As we are all probably sick of hearing by now, we live in unprecedented times. Every business, person and institution has had to bring in a flurry of changes to counter the threat of the pandemic. Amongst that flurry, hidden between the headlines, was a change to visiting procedures in hospitals, which meant that family members and friends were no longer able to visit their loved ones in hospital.
This seemed to me to be a particularly cruel measure, one that shut patients from the real world into a world of masks and medicine. Their only real link to the outside world was through technology (such as tablet computers and video calls) and these plastic bags that I want to focus on.

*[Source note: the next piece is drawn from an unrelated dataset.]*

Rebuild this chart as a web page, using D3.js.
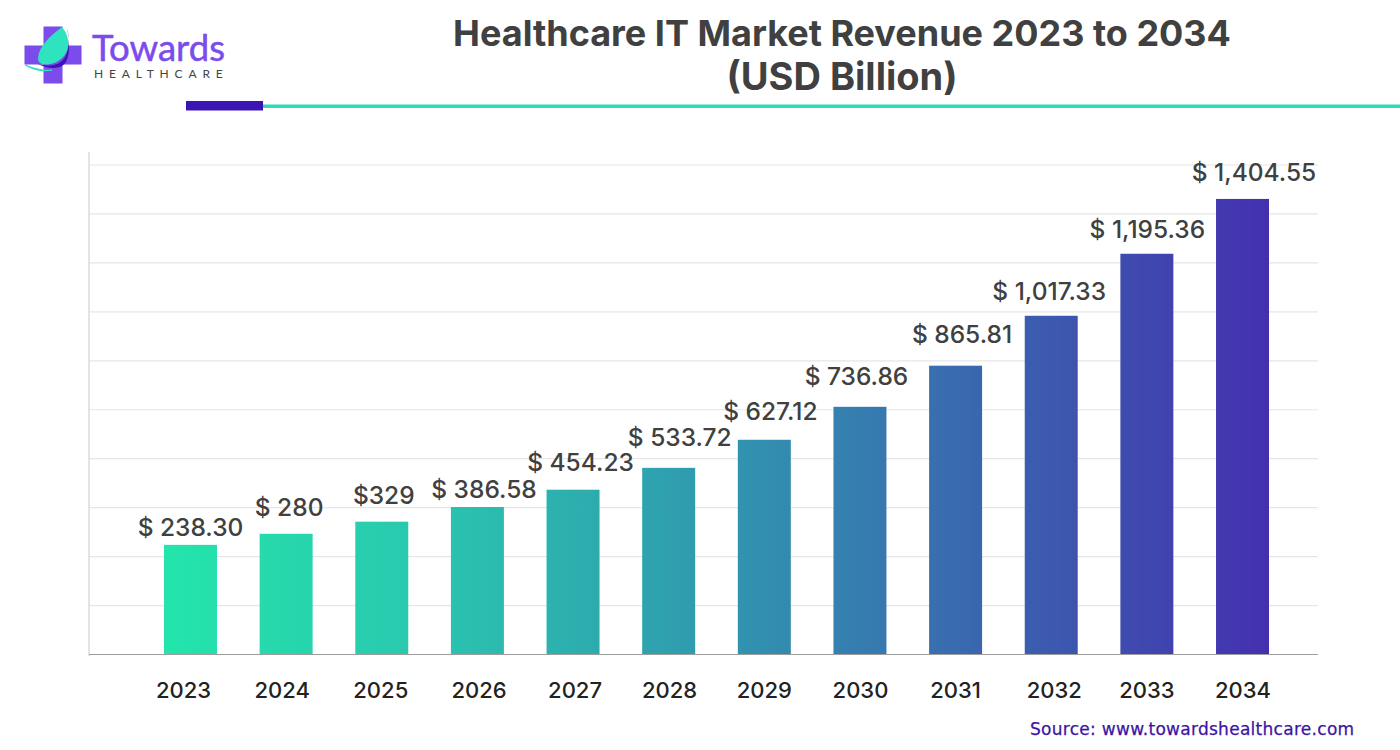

Over the last few weeks, unable to visit their loved ones in person, family members and friends have been coming in to the hospital to leave items for their loved ones in bags, often supermarket plastic bags. I have seen hundreds of bags of electronics, toiletries, clothes, drinks, snacks and hot food coming up and down from the wards, many of them from family that come regularly to drop off a lunch or dinner for their relative.
Once we've received the bags, we take down the details of who and where it's going to, and write the details on the bag. After that is the most satisfying part, taking them up to the ward. Without fail, every bag I've taken up to a patient is followed closely by joy or excitement. For many patients, I leave the bags on the table by their bedside and they just look at it happily.
It was this that I wanted to capture in the piece I created - the moment a humble, forgotten, plastic bag turns into something special.